An impasse between Marsaxlokk local council plans for a new jogging track and government plans for a boat repair facility on the same spot may be resolved – by building a boat repair facility with a jogging track on top.

The council was granted a permit in 2016, after a 10-year legal battle with the Planning Authority to build a community jogging track on Triq it-Trunċiera, outside development zones, although the current council has shown little interest in pursuing the plans.

Late last year, however, the government Fisheries Department submitted its own application to develop the same site as a boat repair and maintenance facility, including a workshop and offices, ignoring the previous plans.

The government application prompted opposition from residents of the nearby Port Ruman neighbourhood, who are objecting to an industrial development just 20 metres away from the nearest homes.

New plans, open for public consultation until Friday, have since been submitted, including covering over part of the proposed facility and including a public garden and jogging track on the roof.

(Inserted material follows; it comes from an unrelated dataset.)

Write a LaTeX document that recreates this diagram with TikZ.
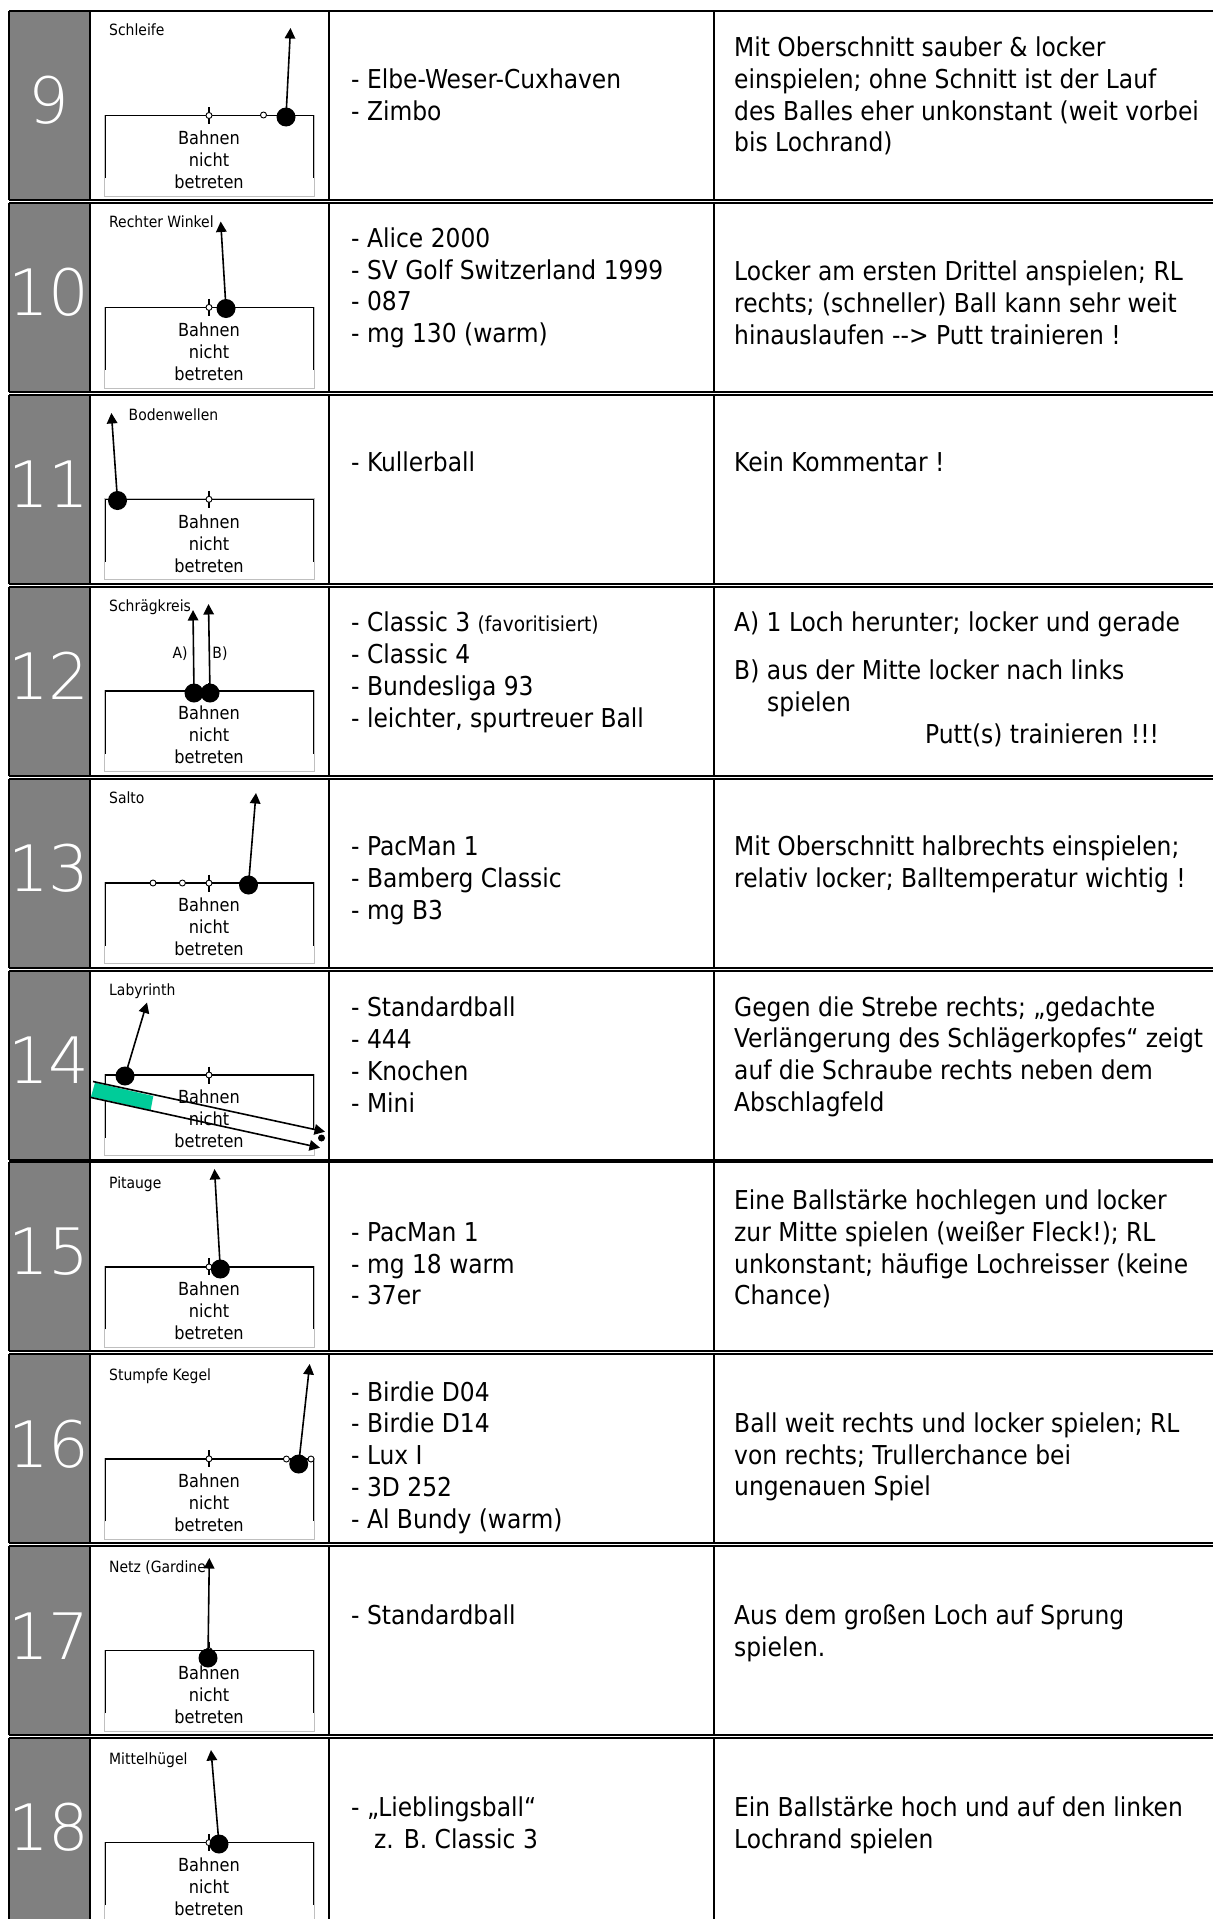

The facility should be entirely covered, functions limited

The plans include excavations and take advantage of a height disparity in the surrounding roads to keep the roof close to street level.

Marsaxlokk mayor Horace Gauci told the Times of Malta the council had not been consulted and had yet to take an official position on the new plans, but that he saw the addition of a jogging track as a positive change that would hit the proverbial two birds with one stone.

Mr Gauci said the council’s view was that the facility should be entirely covered to minimise inconvenience, and that its function should be limited to boat storage.

He pointed out that while the town needed more storage space for boats to avoid them taking up on-street parking, repairs could be catered for by the nearby hardstanding facility, currently used only for large vessels

Residents, meanwhile, have not been won over by the new plans. In multiple objections submitted to the PA, they reiterated their concerns that the development would bring with it noise pollution and bad odours, and called for the approved jogging track plans to be implemented.

The Superintendence for Cultural Heritage noted that the development was proposed in an archaeologically important area and that an evaluation was ongoing. It suggested conditions to preserve any potential finds.